Dalam pengamatan Desantara baru-baru ini, Pemda Kota Kediri tengah berusaha membuat pakem resmi jaranan khas Kota Kediri, yang nanti akan dijadikan simbol identitas. Menurut keterangan beberapa pejabat setempat, proyek ini memang diusung Dinas Pariwisata, Dewan Kesenian Kota Kediri (DK3), dan rencananya melibatkan para sejarawan Kediri.
“Program Dinas Pariwisata untuk tahun ini dan satu tahun mendatang adalah mencari pakem jaranan terlebih dahulu. Karena itu kita sedang melakukan pengembangan dan pembimbingan pada jaranan-jaranan yang ada di Kediri,” ujar Guntur, salah satu pejabat Dinas Pariwisata di Kediri yang terlibat dalam proyek ini. Adapun pembimbingan yang dimaksud Guntur tak lain adalah tampilnya seniman-seniman jaranan di Taman Wisata Selomankleng yang secara rutin diagendakan setiap Minggu.
Pakem
Pakemisasi, saat ini, memang jadi agenda penting pemda Kota Kediri, entah atas nama pelestarian atau pembentukan identitas kota. Sejarahwan, seniman dan para sesepuh Kota Tahu itu rencananya akan dikerahkan untuk mendukung program itu menyusul disepakatinya jaranan sebagai simbol identitas. Mereka mulai menggali data-data kesenian jaranan, sejarah jaranan di sungai Brantas, asal-usulnya zaman pra Islam, sampai mencari akar sejarah kota Kediri yang katanya masih dalam perdebatan.

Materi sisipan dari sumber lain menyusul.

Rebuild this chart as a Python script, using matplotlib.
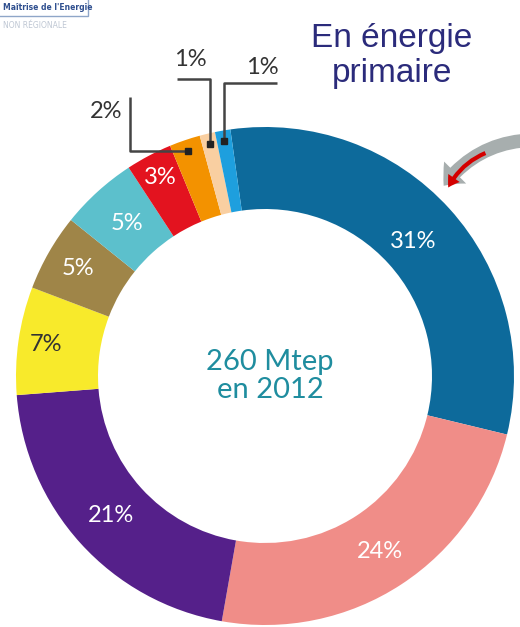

Tapi susahnya, jaranan di Kediri tidak hanya berbilang, tapi bermacam-macam pula. Bukan hanya tak mudah bahkan hampir mustahil mencari akar yang asli dan tunggal di tengah macam-macam jaranan itu. Belum lagi kesenian jaranan, yang seiring dengan perubahan zaman, juga terus berusaha memperbarui diri, menyesuaikan dengan kebutuhan komunitasnya.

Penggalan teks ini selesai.